Hate is easy; fear is easy.
If you believe in the devil or any other inclinations toward evil, today there are great tools for them. Start with ignorance, and build on emotions and shallow thoughts. The next thing you know, someone has done something stupid and it’s the top headline.
I wrote the other day about pigeonholing people. Pigeonholing is a great foundation for hate and fear; if you never see anyone as an individual, but always as a member of some cliché, then it’s easy to react—especially if you’re an idiot. Those whites! Those blacks! Those cops! Those millionaires! Those immigrants!
I’m going to get pretty direct, so if your ego is fragile, maybe you’d better change web pages.
My father was a police officer for over twenty years—retired as a lieutenant; he didn’t talk about it beyond close family, but even though he was required to carry a weapon on duty and off, he was proud—yes PROUD—that he had NEVER fired his weapon except at the target range throughout his entire career. Never.

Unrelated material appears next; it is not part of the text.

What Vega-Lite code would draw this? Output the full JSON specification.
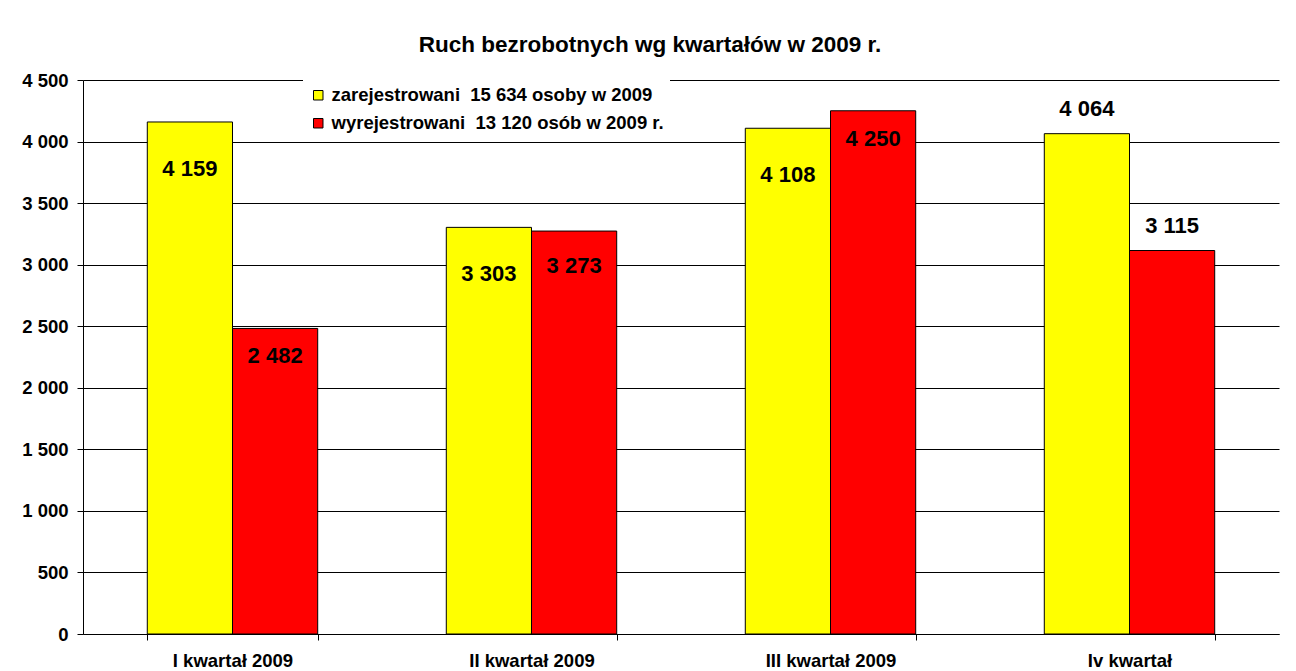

That is the attitude we need. My father had his biases and flaws—as do we all—but they were never expressed through a weapon. When he shared that with me, I was awestruck. He’s a hero, at least to me.
On the other hand, if your ego is so fragile that an insult makes you respond with gunfire—you’re a wimp; you’re a pathetic, insignificant little wimp.
How do the rest of us move forward? We need to present ourselves as civilized, responsible citizens. We need to act without fear. Why? First, it’s the right thing to do. Second, it’s who we are. Third, it’s being recorded on video somewhere by someone and will be on the internet ten minutes from now.
Yes, some of us will get screwed. Rosa Parks got screwed. Dr. Martin Luther King got screwed. Emmett Till got screwed. The Jews, Romas, and a variety of others during the Nazi regime got screwed. Mahatma Gandhi got screwed. Malcolm X got screwed. Caesar Chavez got screwed. If you or I get screwed, what a great team to join!
So, how do we avoid getting screwed? Let us all commit to seeing every other human as an individual, every day. Let us try to accept that individual as they are; if we cannot we will not ascribe their attributes to others who share some random similarity.
Today, we need to draw the line. Like the movie “Network,” we need to say, “I’m mad as hell, and I’m not going to take it anymore!”
Then we need to reach out to one another and build on what we have in common—what binds us. That is what makes us strong.